Anson Henry

Personal information
- Born: March 9, 1979 (age 47) Toronto, Canada

Sport
- Sport: Track and field

Medal record
Representing Canada
Pan American Games
| Bronze medal – third place | 2003 Santo Domingo | 100 m |
| Silver medal – second place | 2007 Rio de Janeiro | 4 × 100 m relay |
Commonwealth Games
| Bronze medal – third place | 2006 Melbourne | 4 × 100 m relay |

= Anson Henry =

Canadian sprinter (born 1979)

Anson Henry (born March 9, 1979) is a retired Canadian sprinter of Jamaican descent who specialized in the 100 metres. He was born in Toronto, Ontario, Canada. His personal best time is 10.12 seconds, achieved in May 2006 in Doha.

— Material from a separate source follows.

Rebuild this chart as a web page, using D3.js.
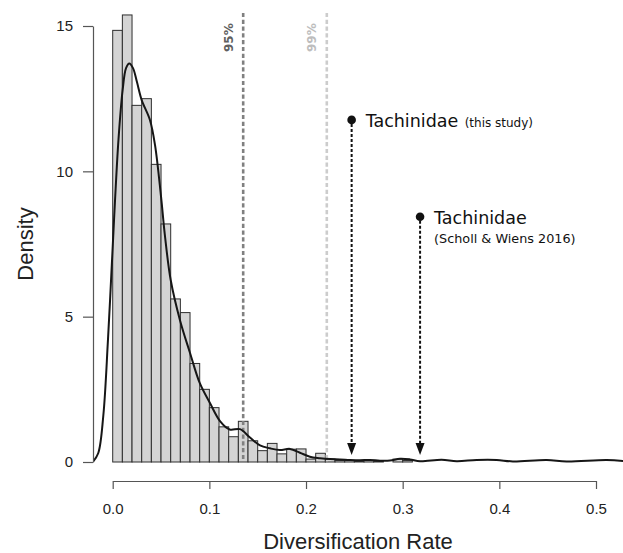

He also has 20.52 seconds in the 200 metres and 6.59 seconds in the 60 metres.

He blasted onto the track scene when he was the bronze medalist at the 2002 NCAA Indoor Track and Field Championships while representing Washington State University . Henry finished only behind silver medalist Leonard Scott and gold medalist Justin Gatlin who later tested positive for amphetamines. Talk of moving Henry up to the silver medal position went unconcluded. He would later be a favorite at the NCAA Outdoor Track and Field Championships, but due to a muscle cramp in the 100 m final Henry hobbled across the line in an unexpected 8th-place finish. Henry still remains the Washington State University record holder in the 60 m (6.65), 100 m (10.04 w, 10.17) and 200 m (20.52).

At the 2003 Pan American Games he won the bronze medal in the 100 metres, as the original winner Mickey Grimes was stripped of the gold medal after testing positive for ephedrine. At the 2006 Commonwealth Games he finished sixth in the 100 metres and won a bronze medal in the 4 × 100 metres relay. He won a relay silver medal at the 2007 Pan American Games and also finished 7th in the 100 m.

Later on in 2007 Henry would have an impressive 10th-place finish overall in the 100 m dash at the 2007 World Championships in Osaka, Japan. This was the best finish by a Canadian sprinter at any major championships in the 100 m since Bruny Surin won bronze at the 1999 World Championships in Seville, Spain.

He also competed at the 2008 Olympic Games without reaching the final. In Beijing he competed at the 100 metres sprint and placed 4th in his heat behind Francis Obikwelu, Obinna Metu and Walter Dix. He improved his time to 10.33 in the quarter-finals, but failed to qualify to the semi-finals as he finished only in seventh place. Together with Hank Palmer, Pierre Browne and Jared Connaughton he also competed at the 4 × 100 metres relay. In their qualification heat they placed second behind Jamaica, but in front of Germany and China. Their time of 38.77 was the fourth out of sixteen participating nations in the first round and they qualified for the final. There they sprinted to a time of 38.66 seconds, which was the sixth time.

Henry is now a commentator for CBC Sports.

==Early years==
Anson Henry attended Dunbarton High School. Mainly a basketball player through the majority of his high school years, Henry gave track and field a try in his senior year. He was successful in becoming an OFSAA 100 m Bronze Medalist, and later became the Canadian National Junior Champion in the 100 m dash. He had a personal best in high school of 10.40 s. Later he was 1 of 9 junior athletes selected from Canada to compete at the IAAF World Junior Championships in Athletics in Annecy, France. He finished in 9th place.

== College career ==
Anson Henry received a full athletic scholarship to attend Washington State University. While struggling with injury throughout his early years, which delayed his flourish as a collegiate athlete until his senior year. In that year he set a new WSU 60 m record of 6.65 seconds at the NCAA Indoor Track and Field Championships and had a 3rd-place finish. He would later set the 100 m school record of 10.17 as he won the 2002 Mt. SAC Relays 100 m dash. With the Pac-10 Conference Championships being held at WSU, Henry pulled off the double as he won both the 100 m dash (10.29 s, -1.4 w) and set a new school record in the 200 m Dash of 20.52 s (-0.9 w). He entered the NCAA Outdoor Track and Field Championships as a heavy favorite, and looked great through the qualifying rounds but pulled up mid race with a hamstring cramp, leaving him crossing the line lame in an 8th-place finish. Henry's accomplishments in the year of 2002 awarded him Pac-10 Track and Field Athlete of the Year, and also NCAA Western Region Track and Field Athlete of the Year. Henry still remains the only sprinter at WSU to be both an Indoor and Outdoor All-American.